● Set task
Reproduce each line of the material exactly, minus any picture.

* Begin Provided material *

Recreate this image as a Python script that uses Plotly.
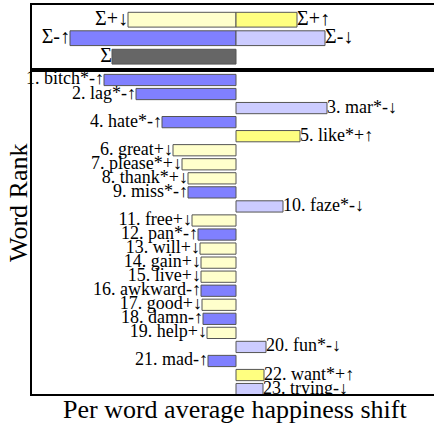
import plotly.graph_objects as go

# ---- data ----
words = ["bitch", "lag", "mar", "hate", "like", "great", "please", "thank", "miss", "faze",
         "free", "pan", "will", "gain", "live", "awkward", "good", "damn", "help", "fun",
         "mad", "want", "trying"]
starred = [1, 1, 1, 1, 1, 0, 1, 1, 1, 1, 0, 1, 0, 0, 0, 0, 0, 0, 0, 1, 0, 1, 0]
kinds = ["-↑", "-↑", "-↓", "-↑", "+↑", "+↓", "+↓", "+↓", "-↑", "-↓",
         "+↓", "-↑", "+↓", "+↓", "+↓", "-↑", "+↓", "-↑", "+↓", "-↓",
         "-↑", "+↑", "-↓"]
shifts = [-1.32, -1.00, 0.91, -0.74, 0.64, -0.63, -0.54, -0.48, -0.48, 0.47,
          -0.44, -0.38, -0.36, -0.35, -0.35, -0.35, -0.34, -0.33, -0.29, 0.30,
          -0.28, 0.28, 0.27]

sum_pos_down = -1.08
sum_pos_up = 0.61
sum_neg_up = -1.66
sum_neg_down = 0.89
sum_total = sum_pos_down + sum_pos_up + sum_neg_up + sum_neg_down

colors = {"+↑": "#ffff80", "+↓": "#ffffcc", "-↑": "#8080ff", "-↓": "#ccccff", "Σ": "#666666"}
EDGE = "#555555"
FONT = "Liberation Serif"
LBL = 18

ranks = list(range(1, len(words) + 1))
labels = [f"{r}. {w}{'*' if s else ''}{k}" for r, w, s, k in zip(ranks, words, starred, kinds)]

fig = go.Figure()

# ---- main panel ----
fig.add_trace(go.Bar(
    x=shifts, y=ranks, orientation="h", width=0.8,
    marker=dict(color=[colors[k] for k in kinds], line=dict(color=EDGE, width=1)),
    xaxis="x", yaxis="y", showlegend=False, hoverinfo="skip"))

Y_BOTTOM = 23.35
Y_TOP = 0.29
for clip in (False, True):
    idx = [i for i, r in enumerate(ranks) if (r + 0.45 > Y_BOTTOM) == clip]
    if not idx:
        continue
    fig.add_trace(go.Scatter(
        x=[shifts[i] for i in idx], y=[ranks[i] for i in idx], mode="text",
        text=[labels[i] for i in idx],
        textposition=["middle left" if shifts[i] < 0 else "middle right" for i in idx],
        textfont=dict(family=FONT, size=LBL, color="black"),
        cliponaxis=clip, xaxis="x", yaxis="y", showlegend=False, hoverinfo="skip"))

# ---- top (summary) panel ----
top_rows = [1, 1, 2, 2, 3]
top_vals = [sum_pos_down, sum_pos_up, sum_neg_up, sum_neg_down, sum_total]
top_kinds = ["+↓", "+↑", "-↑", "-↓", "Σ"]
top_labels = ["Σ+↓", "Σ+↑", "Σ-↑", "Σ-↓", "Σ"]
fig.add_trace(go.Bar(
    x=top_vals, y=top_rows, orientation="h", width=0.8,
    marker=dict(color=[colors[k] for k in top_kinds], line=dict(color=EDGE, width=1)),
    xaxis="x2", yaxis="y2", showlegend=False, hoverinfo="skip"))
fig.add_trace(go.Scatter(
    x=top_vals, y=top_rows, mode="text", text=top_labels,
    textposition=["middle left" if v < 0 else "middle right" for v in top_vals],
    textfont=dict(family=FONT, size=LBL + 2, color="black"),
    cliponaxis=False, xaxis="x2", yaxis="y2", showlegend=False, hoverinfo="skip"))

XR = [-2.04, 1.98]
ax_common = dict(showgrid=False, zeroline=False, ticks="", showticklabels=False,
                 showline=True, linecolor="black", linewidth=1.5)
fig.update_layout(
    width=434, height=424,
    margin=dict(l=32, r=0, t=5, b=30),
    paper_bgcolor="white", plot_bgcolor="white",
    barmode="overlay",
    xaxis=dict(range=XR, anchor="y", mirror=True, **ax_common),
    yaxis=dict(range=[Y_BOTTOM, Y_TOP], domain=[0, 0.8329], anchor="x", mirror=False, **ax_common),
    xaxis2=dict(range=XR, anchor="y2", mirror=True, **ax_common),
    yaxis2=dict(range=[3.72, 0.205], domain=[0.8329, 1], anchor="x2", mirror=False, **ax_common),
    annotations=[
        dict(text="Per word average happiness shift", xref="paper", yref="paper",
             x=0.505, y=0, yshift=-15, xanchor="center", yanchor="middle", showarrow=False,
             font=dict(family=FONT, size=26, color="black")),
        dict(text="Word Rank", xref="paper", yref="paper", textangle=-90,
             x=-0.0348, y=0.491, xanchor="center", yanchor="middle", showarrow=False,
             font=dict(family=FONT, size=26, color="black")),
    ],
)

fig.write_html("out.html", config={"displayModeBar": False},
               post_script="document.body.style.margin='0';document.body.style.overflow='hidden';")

* End Provided material *

● Solution to the exercise
Recreate this image as a Python script that uses Plotly.
import plotly.graph_objects as go

# ---- data ----
words = ["bitch", "lag", "mar", "hate", "like", "great", "please", "thank", "miss", "faze",
         "free", "pan", "will", "gain", "live", "awkward", "good", "damn", "help", "fun",
         "mad", "want", "trying"]
starred = [1, 1, 1, 1, 1, 0, 1, 1, 1, 1, 0, 1, 0, 0, 0, 0, 0, 0, 0, 1, 0, 1, 0]
kinds = ["-↑", "-↑", "-↓", "-↑", "+↑", "+↓", "+↓", "+↓", "-↑", "-↓",
         "+↓", "-↑", "+↓", "+↓", "+↓", "-↑", "+↓", "-↑", "+↓", "-↓",
         "-↑", "+↑", "-↓"]
shifts = [-1.32, -1.00, 0.91, -0.74, 0.64, -0.63, -0.54, -0.48, -0.48, 0.47,
          -0.44, -0.38, -0.36, -0.35, -0.35, -0.35, -0.34, -0.33, -0.29, 0.30,
          -0.28, 0.28, 0.27]

sum_pos_down = -1.08
sum_pos_up = 0.61
sum_neg_up = -1.66
sum_neg_down = 0.89
sum_total = sum_pos_down + sum_pos_up + sum_neg_up + sum_neg_down

colors = {"+↑": "#ffff80", "+↓": "#ffffcc", "-↑": "#8080ff", "-↓": "#ccccff", "Σ": "#666666"}
EDGE = "#555555"
FONT = "Liberation Serif"
LBL = 18

ranks = list(range(1, len(words) + 1))
labels = [f"{r}. {w}{'*' if s else ''}{k}" for r, w, s, k in zip(ranks, words, starred, kinds)]

fig = go.Figure()

# ---- main panel ----
fig.add_trace(go.Bar(
    x=shifts, y=ranks, orientation="h", width=0.8,
    marker=dict(color=[colors[k] for k in kinds], line=dict(color=EDGE, width=1)),
    xaxis="x", yaxis="y", showlegend=False, hoverinfo="skip"))

Y_BOTTOM = 23.35
Y_TOP = 0.29
for clip in (False, True):
    idx = [i for i, r in enumerate(ranks) if (r + 0.45 > Y_BOTTOM) == clip]
    if not idx:
        continue
    fig.add_trace(go.Scatter(
        x=[shifts[i] for i in idx], y=[ranks[i] for i in idx], mode="text",
        text=[labels[i] for i in idx],
        textposition=["middle left" if shifts[i] < 0 else "middle right" for i in idx],
        textfont=dict(family=FONT, size=LBL, color="black"),
        cliponaxis=clip, xaxis="x", yaxis="y", showlegend=False, hoverinfo="skip"))

# ---- top (summary) panel ----
top_rows = [1, 1, 2, 2, 3]
top_vals = [sum_pos_down, sum_pos_up, sum_neg_up, sum_neg_down, sum_total]
top_kinds = ["+↓", "+↑", "-↑", "-↓", "Σ"]
top_labels = ["Σ+↓", "Σ+↑", "Σ-↑", "Σ-↓", "Σ"]
fig.add_trace(go.Bar(
    x=top_vals, y=top_rows, orientation="h", width=0.8,
    marker=dict(color=[colors[k] for k in top_kinds], line=dict(color=EDGE, width=1)),
    xaxis="x2", yaxis="y2", showlegend=False, hoverinfo="skip"))
fig.add_trace(go.Scatter(
    x=top_vals, y=top_rows, mode="text", text=top_labels,
    textposition=["middle left" if v < 0 else "middle right" for v in top_vals],
    textfont=dict(family=FONT, size=LBL + 2, color="black"),
    cliponaxis=False, xaxis="x2", yaxis="y2", showlegend=False, hoverinfo="skip"))

XR = [-2.04, 1.98]
ax_common = dict(showgrid=False, zeroline=False, ticks="", showticklabels=False,
                 showline=True, linecolor="black", linewidth=1.5)
fig.update_layout(
    width=434, height=424,
    margin=dict(l=32, r=0, t=5, b=30),
    paper_bgcolor="white", plot_bgcolor="white",
    barmode="overlay",
    xaxis=dict(range=XR, anchor="y", mirror=True, **ax_common),
    yaxis=dict(range=[Y_BOTTOM, Y_TOP], domain=[0, 0.8329], anchor="x", mirror=False, **ax_common),
    xaxis2=dict(range=XR, anchor="y2", mirror=True, **ax_common),
    yaxis2=dict(range=[3.72, 0.205], domain=[0.8329, 1], anchor="x2", mirror=False, **ax_common),
    annotations=[
        dict(text="Per word average happiness shift", xref="paper", yref="paper",
             x=0.505, y=0, yshift=-15, xanchor="center", yanchor="middle", showarrow=False,
             font=dict(family=FONT, size=26, color="black")),
        dict(text="Word Rank", xref="paper", yref="paper", textangle=-90,
             x=-0.0348, y=0.491, xanchor="center", yanchor="middle", showarrow=False,
             font=dict(family=FONT, size=26, color="black")),
    ],
)

fig.write_html("out.html", config={"displayModeBar": False},
               post_script="document.body.style.margin='0';document.body.style.overflow='hidden';")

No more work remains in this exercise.